== WORK TO COMPLETE ==
Without the pictures, repeat the listing character for character.

== DATASET SECTION ==

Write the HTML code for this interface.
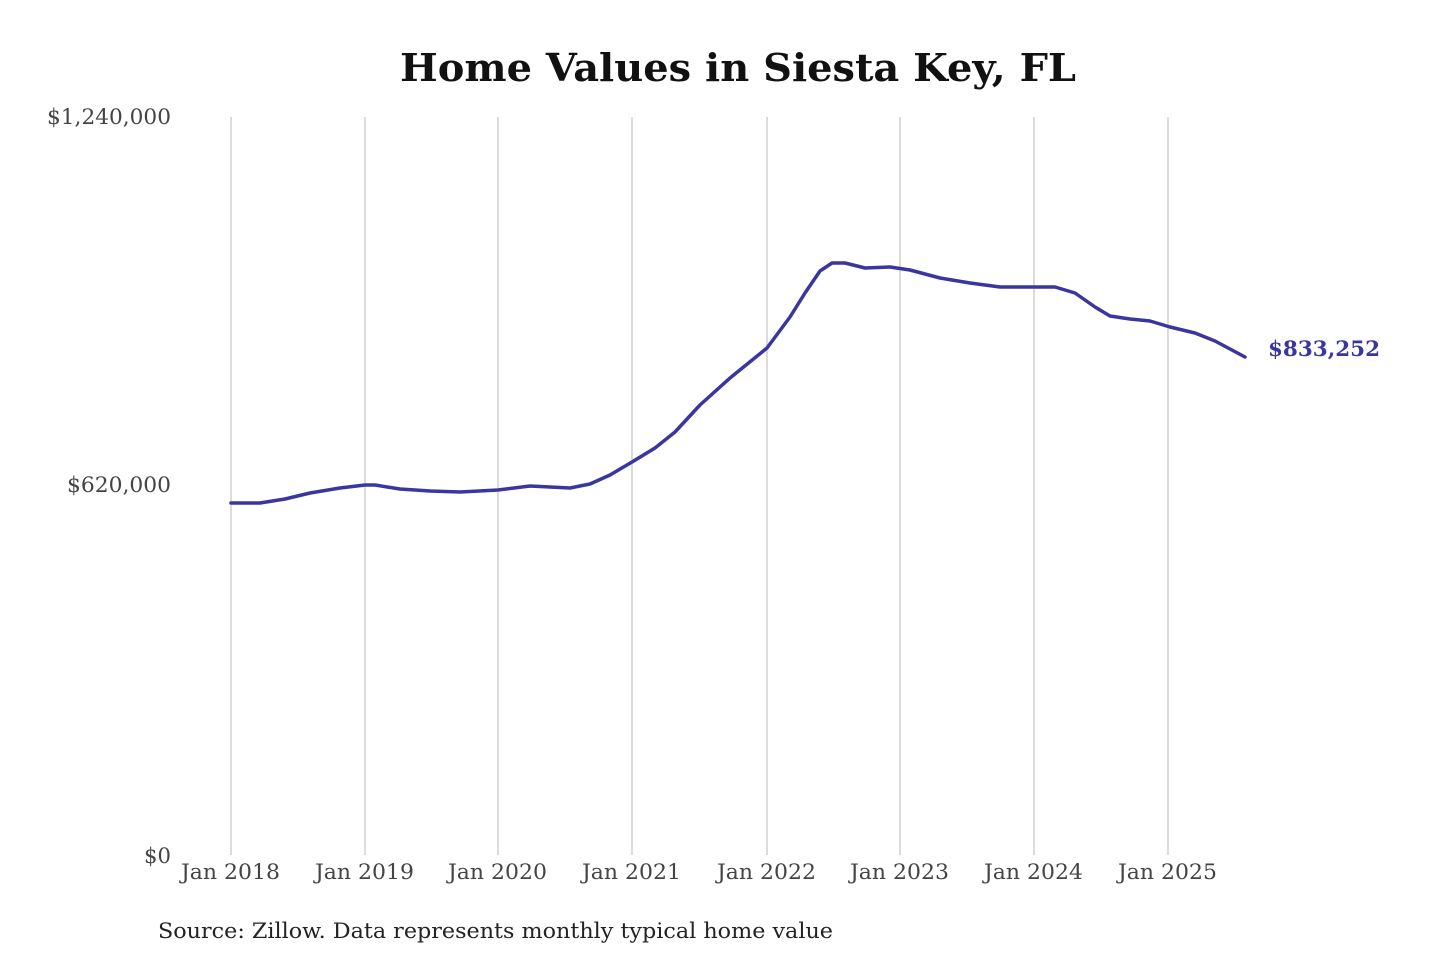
<!DOCTYPE html>
<html><head><meta charset="utf-8"><style>
html,body{margin:0;padding:0;background:#fff}
svg{display:block}
text{font-family:"DejaVu Serif","Liberation Serif",serif}
</style></head><body>
<svg width="1440" height="960" viewBox="0 0 1440 960" xmlns="http://www.w3.org/2000/svg">
<rect width="1440" height="960" fill="#fff"/>
<text x="400" y="81" font-size="38" font-weight="bold" fill="#111" textLength="676" lengthAdjust="spacingAndGlyphs">Home Values in Siesta Key, FL</text>
<g stroke="#c8c8c8" stroke-width="1.3">
<line x1="231" y1="117" x2="231" y2="855"/>
<line x1="365" y1="117" x2="365" y2="855"/>
<line x1="498" y1="117" x2="498" y2="855"/>
<line x1="632" y1="117" x2="632" y2="855"/>
<line x1="767" y1="117" x2="767" y2="855"/>
<line x1="900" y1="117" x2="900" y2="855"/>
<line x1="1034" y1="117" x2="1034" y2="855"/>
<line x1="1168" y1="117" x2="1168" y2="855"/>
</g>
<g font-size="21" fill="#444">
<text x="47" y="124" textLength="124" lengthAdjust="spacingAndGlyphs">$1,240,000</text>
<text x="67" y="492" textLength="104" lengthAdjust="spacingAndGlyphs">$620,000</text>
<text x="144" y="863" textLength="27" lengthAdjust="spacingAndGlyphs">$0</text>
</g>
<g font-size="21" fill="#444">
<text x="181" y="879" textLength="99" lengthAdjust="spacingAndGlyphs">Jan 2018</text>
<text x="315" y="879" textLength="99" lengthAdjust="spacingAndGlyphs">Jan 2019</text>
<text x="448" y="879" textLength="99" lengthAdjust="spacingAndGlyphs">Jan 2020</text>
<text x="582" y="879" textLength="99" lengthAdjust="spacingAndGlyphs">Jan 2021</text>
<text x="717" y="879" textLength="99" lengthAdjust="spacingAndGlyphs">Jan 2022</text>
<text x="850" y="879" textLength="99" lengthAdjust="spacingAndGlyphs">Jan 2023</text>
<text x="984" y="879" textLength="99" lengthAdjust="spacingAndGlyphs">Jan 2024</text>
<text x="1118" y="879" textLength="99" lengthAdjust="spacingAndGlyphs">Jan 2025</text>
</g>
<polyline fill="none" stroke="#3b35a0" stroke-width="3.5" stroke-linejoin="round" stroke-linecap="round"
points="231,503 260,503 285,499 310,493 340,488 365,485 375,485 400,489 430,491 460,492 498,490 530,486 550,487 570,488 590,484 610,475 632,462 655,448 675,432 700,405 730,378 767,348 790,317 805,293 820,271 832,263 845,263 865,268 890,267 910,270 940,278 970,283 1000,287 1034,287 1055,287 1075,293 1095,307 1110,316 1130,319 1150,321 1170,327 1195,333 1215,341 1245,357"/>
<text x="1268" y="356" font-size="21" font-weight="bold" fill="#3b35a0" textLength="112" lengthAdjust="spacingAndGlyphs">$833,252</text>
<text x="158" y="938" font-size="21" fill="#222" textLength="675" lengthAdjust="spacingAndGlyphs">Source: Zillow. Data represents monthly typical home value</text>
</svg>
</body></html>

== THE RESULT ==
Write the HTML code for this interface.
<!DOCTYPE html>
<html><head><meta charset="utf-8"><style>
html,body{margin:0;padding:0;background:#fff}
svg{display:block}
text{font-family:"DejaVu Serif","Liberation Serif",serif}
</style></head><body>
<svg width="1440" height="960" viewBox="0 0 1440 960" xmlns="http://www.w3.org/2000/svg">
<rect width="1440" height="960" fill="#fff"/>
<text x="400" y="81" font-size="38" font-weight="bold" fill="#111" textLength="676" lengthAdjust="spacingAndGlyphs">Home Values in Siesta Key, FL</text>
<g stroke="#c8c8c8" stroke-width="1.3">
<line x1="231" y1="117" x2="231" y2="855"/>
<line x1="365" y1="117" x2="365" y2="855"/>
<line x1="498" y1="117" x2="498" y2="855"/>
<line x1="632" y1="117" x2="632" y2="855"/>
<line x1="767" y1="117" x2="767" y2="855"/>
<line x1="900" y1="117" x2="900" y2="855"/>
<line x1="1034" y1="117" x2="1034" y2="855"/>
<line x1="1168" y1="117" x2="1168" y2="855"/>
</g>
<g font-size="21" fill="#444">
<text x="47" y="124" textLength="124" lengthAdjust="spacingAndGlyphs">$1,240,000</text>
<text x="67" y="492" textLength="104" lengthAdjust="spacingAndGlyphs">$620,000</text>
<text x="144" y="863" textLength="27" lengthAdjust="spacingAndGlyphs">$0</text>
</g>
<g font-size="21" fill="#444">
<text x="181" y="879" textLength="99" lengthAdjust="spacingAndGlyphs">Jan 2018</text>
<text x="315" y="879" textLength="99" lengthAdjust="spacingAndGlyphs">Jan 2019</text>
<text x="448" y="879" textLength="99" lengthAdjust="spacingAndGlyphs">Jan 2020</text>
<text x="582" y="879" textLength="99" lengthAdjust="spacingAndGlyphs">Jan 2021</text>
<text x="717" y="879" textLength="99" lengthAdjust="spacingAndGlyphs">Jan 2022</text>
<text x="850" y="879" textLength="99" lengthAdjust="spacingAndGlyphs">Jan 2023</text>
<text x="984" y="879" textLength="99" lengthAdjust="spacingAndGlyphs">Jan 2024</text>
<text x="1118" y="879" textLength="99" lengthAdjust="spacingAndGlyphs">Jan 2025</text>
</g>
<polyline fill="none" stroke="#3b35a0" stroke-width="3.5" stroke-linejoin="round" stroke-linecap="round"
points="231,503 260,503 285,499 310,493 340,488 365,485 375,485 400,489 430,491 460,492 498,490 530,486 550,487 570,488 590,484 610,475 632,462 655,448 675,432 700,405 730,378 767,348 790,317 805,293 820,271 832,263 845,263 865,268 890,267 910,270 940,278 970,283 1000,287 1034,287 1055,287 1075,293 1095,307 1110,316 1130,319 1150,321 1170,327 1195,333 1215,341 1245,357"/>
<text x="1268" y="356" font-size="21" font-weight="bold" fill="#3b35a0" textLength="112" lengthAdjust="spacingAndGlyphs">$833,252</text>
<text x="158" y="938" font-size="21" fill="#222" textLength="675" lengthAdjust="spacingAndGlyphs">Source: Zillow. Data represents monthly typical home value</text>
</svg>
</body></html>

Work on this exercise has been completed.